Finding the intermediate fields of $\Bbb{Q}(\zeta_7)$.

Here's a trick that often works in this kind of problem.

Take an element $\alpha$ of $F$ --- an element that generates $F$ over the ground field.

Take a subgroup $H$ of the Galois group.

Form $\sum_{\sigma{\rm\ in\ }H}\sigma(\alpha)$. This is guaranteed to be invariant under $H$ and thus to live in some subfield. Unless you're unlucky, it generates the fixed field of $H$.

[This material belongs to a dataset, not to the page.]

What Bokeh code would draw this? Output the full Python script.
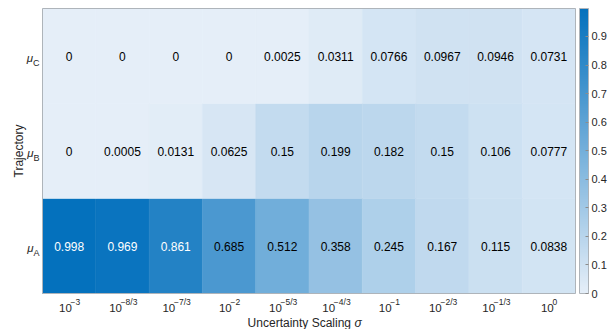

In particular, this is what @ccorn has done in the other answer.

There is no reason to assume $\mathrm{i}\in F$, so try another $\beta$. I would suggest $$\beta = \zeta_7 + \zeta_7^2 + \zeta_7^4$$ You will easily verify that $\beta+\bar{\beta}=-1$ and $\beta\bar\beta=2$ (thus $\beta$ is irrational) and that $$\mathbb{Q}[X]\ni\operatorname{minpoly}_{\mathbb{Q}}(\beta)=X^2-(\beta+\bar{\beta})X+(\beta\bar{\beta}) = X^2+X+2$$ Thus $[\mathbb{Q}(\beta):\mathbb{Q}] = 2$.

Edit: Fixed the sloppy notation for $\operatorname{minpoly}_{\mathbb{Q}}(\beta)$. See Gerry Myerson's answer for finding a candidate $\beta$ in general.

Edit 2: $\mathrm{i}\not\in F$ because $\mathrm{i}\zeta_7$ is a primitive $28$th root of unity, so $F(i)$ contains $\zeta_{28}$, whereas $[\mathbb{Q}(\zeta_{28}):\mathbb{Q}] = 12 \neq 6 = [F:\mathbb{Q}]$.

Edit 3: Clarified way to the minimal polynomial.